Sometimes I see the wrong terms being used on TV, in print and online. Most of the time the errors are harmless, like with naming imprecision of US government debt instruments. So I point out the following merely for your information, but it’s not going to change anyone’s lives by any means… Besides, I’m sure I’ve been guilty of being sloppy from time to time. In any case:
US Treasury Bills – Have maturities equal to or less than 1 year at time of issue.
US Treasury Notes – Maturities (at issue) of 2, 3, 5 or 10 years.
US Treasury Bonds – Maturity at issue of 30 years.
T-bills are like zero-coupon bonds in that you don’t receive an interest payment. T-notes and T-bonds pay interest every 6 months.

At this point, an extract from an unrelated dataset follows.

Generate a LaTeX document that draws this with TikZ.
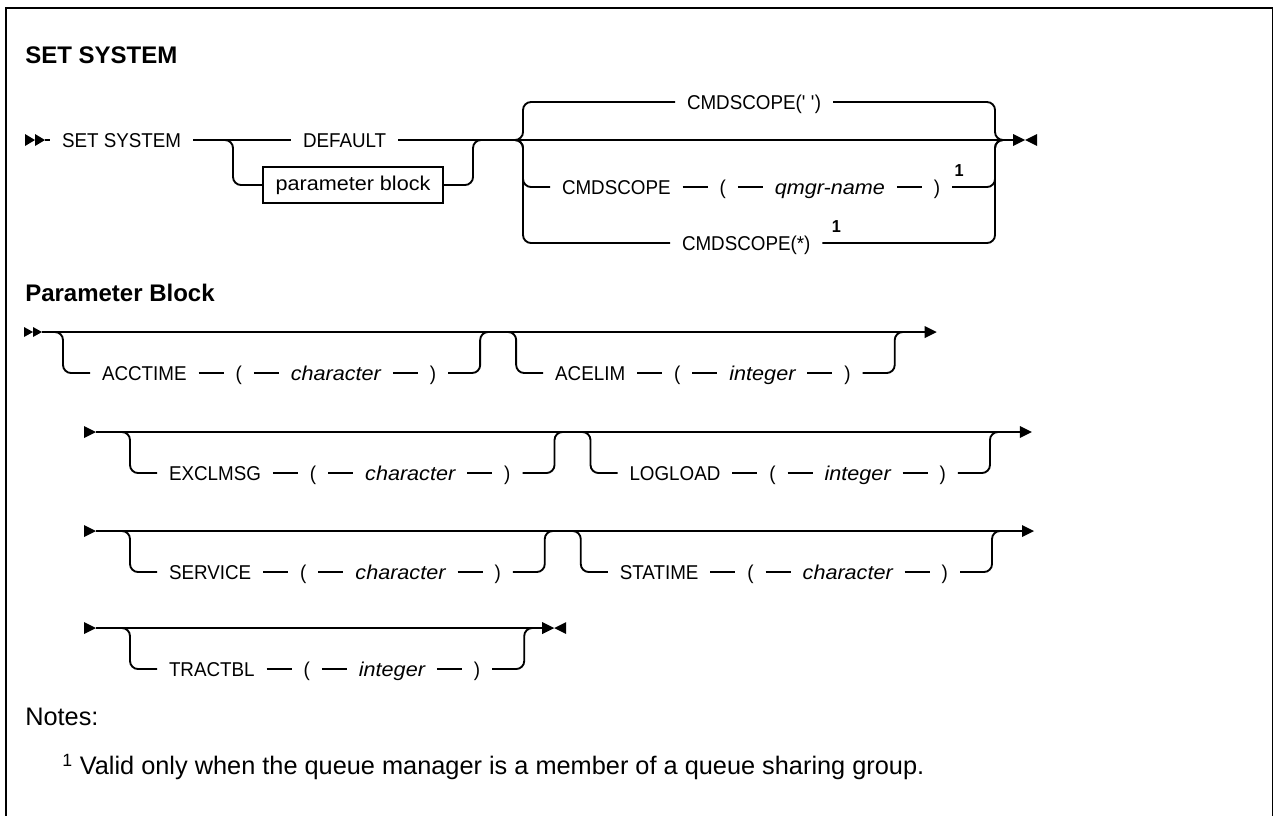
\documentclass[tikz,border=0pt]{standalone}
\usepackage{fontspec}
\setmainfont{Liberation Sans}
\newfontfamily\rrfont[FakeStretch=0.94]{Liberation Sans}
\newfontfamily\rrlow[FakeStretch=1.08]{Liberation Sans}
\usetikzlibrary{positioning,calc}
\tikzset{
  rr/.style={line width=1.4pt, rounded corners=6pt},
  tok/.style={font=\rrfont\fontsize{15}{18}\selectfont, inner sep=0pt, outer xsep=9pt, outer ysep=0pt, text height=10.8pt, text depth=0pt, anchor=west},
  pbox/.style={draw, line width=1.1pt, font=\rrlow\fontsize{15}{18}\selectfont, inner sep=0pt, minimum width=135pt, minimum height=27pt},
  ttl/.style={font=\bfseries\fontsize{18}{22}\selectfont, inner sep=0pt, anchor=west},
  supn/.style={font=\rrfont\bfseries\fontsize{13}{15}\selectfont, inner sep=0pt},
  note/.style={font=\fontsize{19}{22}\selectfont, inner sep=0pt, anchor=west},
}
\newcommand{\rrval}[1]{{\rrlow\itshape #1}}
\newcommand{\rritem}[5]{%
  \coordinate (#1d) at #3;
  \node[tok] (#1k) at ($(#1d)+(27,41)$) {#4};
  \node[tok, right=18.75pt of #1k] (#1o) {(};
  \node[tok, right=18.75pt of #1o] (#1v) {\rrval{#5}};
  \node[tok, right=18.75pt of #1v] (#1c) {)};
  \coordinate (#1u) at ($(#1c.east)+(32,0)$);
  \coordinate (#1r) at ($(#1u |- #1d)+(12,0)$);
  \draw[rr] (#2) -- (#1d) -- (#1d |- #1k) -- (#1k);
  \draw[rr] (#1k) -- (#1o);
  \draw[rr] (#1o) -- (#1v);
  \draw[rr] (#1v) -- (#1c);
  \draw[rr] (#1c) -- (#1u) -- (#1u |- #1d) -- (#1r);
}
\begin{document}
\begin{tikzpicture}[x=0.75pt, y=-0.75pt]
\useasboundingbox (0,0) rectangle (1273,815);
% frame
\draw[line width=1.6pt] (6,816) -- (6,8) -- (1272.5,8);
\draw[line width=1pt] (1272.5,8) -- (1272.5,816);
% title
\node[ttl] (t) at (25,55) {SET SYSTEM};
% main row
\fill (25,134) -- (35,140) -- (25,146) -- cycle;
\fill (35,134) -- (45,140) -- (35,146) -- cycle;
\coordinate (s0) at (45,140);
\node[tok] (ss) at (50,140) {SET SYSTEM};
\draw[rr] (s0) -- (ss);
\node[tok] (def) at (291,140) {DEFAULT};
\node[pbox] (pb) at (353,185) {parameter block};
\coordinate (b1) at (233,140);
\coordinate (b2) at (473,140);
\coordinate (j1) at (505,140);
\coordinate (jx) at (523,140);
\coordinate (jy) at (995,140);
\coordinate (eA) at (1013,140);
\draw[rr] (ss) -- (def);
\draw[rr] (ss.east) -- (b1) -- (b1 |- pb) -- (pb);
\draw[rr] (pb) -- (b2 |- pb) -- (b2) -- (j1);
\draw[rr] (def) -- (eA);
% CMDSCOPE(' ')
\node[tok] (c1) at (675,102) {CMDSCOPE(\textquotesingle\ \textquotesingle)};
\draw[rr] (j1) -- (jx) -- (jx |- c1) -- (c1);
\draw[rr] (c1) -- (jy |- c1) -- (jy) -- (eA);
% CMDSCOPE ( qmgr-name )
\node[tok] (c2) at (550,187) {CMDSCOPE};
\node[tok, right=18.75pt of c2] (c2o) {(};
\node[tok, right=18.75pt of c2o] (c2v) {\rrval{qmgr-name}};
\node[tok, right=18.75pt of c2v] (c2c) {)};
\draw[rr] (j1) -- (jx) -- (jx |- c2) -- (c2);
\draw[rr] (c2) -- (c2o);
\draw[rr] (c2o) -- (c2v);
\draw[rr] (c2v) -- (c2c);
\draw[rr] (c2c) -- (jy |- c2) -- (jy) -- (eA);
\node[supn] (n1) at ($(c2c.east)+(7,-16)$) {1};
% CMDSCOPE(*)
\node[tok] (c3) at (670,243) {CMDSCOPE(*)};
\draw[rr] (j1) -- (jx) -- (jx |- c3) -- (c3);
\draw[rr] (c3) -- (jy |- c3) -- (jy) -- (eA);
\node[supn] (n2) at ($(c3.east)+(14,-16)$) {1};
% end mark
\fill (1013,134) -- (1025,140) -- (1013,146) -- cycle;
\fill (1037,134) -- (1025,140) -- (1037,146) -- cycle;

% Parameter block
\node[ttl] (pbt) at (25,293) {Parameter Block};
% row 1
\fill (24,327) -- (33,332) -- (24,337) -- cycle;
\fill (33,327) -- (42,332) -- (33,337) -- cycle;
\coordinate (r1s) at (42,332);
\rritem{a}{r1s}{(63,332)}{ACCTIME}{character}
\rritem{b}{ar}{($(au |- ad)+(36,0)$)}{ACELIM}{integer}
\coordinate (r1e) at ($(bu |- bd)+(30,0)$);
\draw[rr] (r1s) -- (r1e);
\fill (r1e) ++(0,-6) -- ++(12,6) -- ++(-12,6) -- cycle;
% row 2
\fill (84,426) -- (96,432) -- (84,438) -- cycle;
\coordinate (r2s) at (96,432);
\rritem{c}{r2s}{(130,432)}{EXCLMSG}{character}
\rritem{e}{cr}{($(cu |- cd)+(36,0)$)}{LOGLOAD}{integer}
\coordinate (r2e) at ($(eu |- ed)+(30,0)$);
\draw[rr] (r2s) -- (r2e);
\fill (r2e) ++(0,-6) -- ++(12,6) -- ++(-12,6) -- cycle;
% row 3
\fill (84,525) -- (96,531) -- (84,537) -- cycle;
\coordinate (r3s) at (96,531);
\rritem{f}{r3s}{(130,531)}{SERVICE}{character}
\rritem{g}{fr}{($(fu |- fd)+(36,0)$)}{STATIME}{character}
\coordinate (r3e) at ($(gu |- gd)+(30,0)$);
\draw[rr] (r3s) -- (r3e);
\fill (r3e) ++(0,-6) -- ++(12,6) -- ++(-12,6) -- cycle;
% row 4
\fill (84,622) -- (96,628) -- (84,634) -- cycle;
\coordinate (r4s) at (96,628);
\rritem{h}{r4s}{(130,628)}{TRACTBL}{integer}
\coordinate (r4e) at ($(hu |- hd)+(18,0)$);
\draw[rr] (r4s) -- (r4e);
\fill (r4e) ++(0,-6) -- ++(12,6) -- ++(-12,6) -- cycle;
\fill (r4e) ++(24,-6) -- ++(-12,6) -- ++(12,6) -- cycle;

% notes
\node[note] (nt) at (25,717) {Notes:};
\node[note] (fn) at (62,767) {\textsuperscript{1} Valid only when the queue manager is a member of a queue sharing group.};
\end{tikzpicture}
\end{document}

In Canada, we have t-bills and treasury bonds (fixed rate marketable bonds, real return bonds, Canada Saving Bonds and Canada Premium Bonds). We also have “Canada Bills” and “Canada Notes” – both denominated in US dollars with Bills having maturities of 270 days or less, while Notes have maturities longer than 270 days (9 months). Note (no pun intended) that these bills and notes are used for forex reserve funding only.
According to G.I. Joe, knowing is half the battle. (And according to the internet the other half is an equal distribution of red lasers and blue lasers in case you were always wondering.)